8. Keep missteps to a minimum.
The sole blot on Atlas' menu is the lobster bisque: too watery -- where's the cream? -- and served way too hot.
9. Get all Jules Verne with your wine list.
Though it's surely not meant to be a play on the restaurants' name, Atlas' wine list makes for an impressive assemblage from around the world, with plenty of quirky picks. Particularly with the whites, lesser-known varietals abound, such as the chenin blanc from one of South Africa's best wineries, Cape Indaba; McDowell's California viognier; and Kendermann's pinot grigio -- a pinot grigio from Germany is intriguing all on its own. The reds could stand for a bit more diversity, what with two syrahs and two merlots on a list that totals just nine. But then again, the 2000 Pourra Côtes du Rhone is all you need -- a velvety-soft pour and a great vintage.

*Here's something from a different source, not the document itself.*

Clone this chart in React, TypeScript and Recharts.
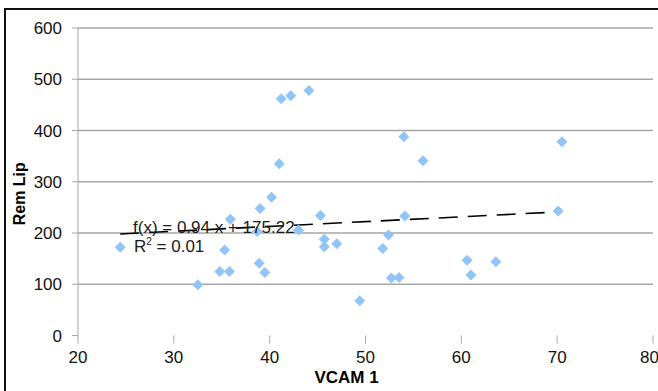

10. Save the best for late.
On weekends, Atlas stays open an extra two hours as a desserts-only café, a twist the sweet stuffs more than merit. Tangerine cake comprises two spongy layers sandwiching a mousselike filling so flavor-crammed it's hard to believe it's not a slice of actual tangerine. The sweetness of the poached pear sneaks up on you, hidden behind the strangely appealing flavor of the red wine. Both the affogato (vanilla ice cream bathed in espresso) and the profiteroles (puff pastry and vanilla ice cream doused in chocolate sauce) receive a flourish when the server pours the toppings at tableside. And though crème brûlée may be ridiculously ubiquitous in this town, Atlas' version is too good to mock.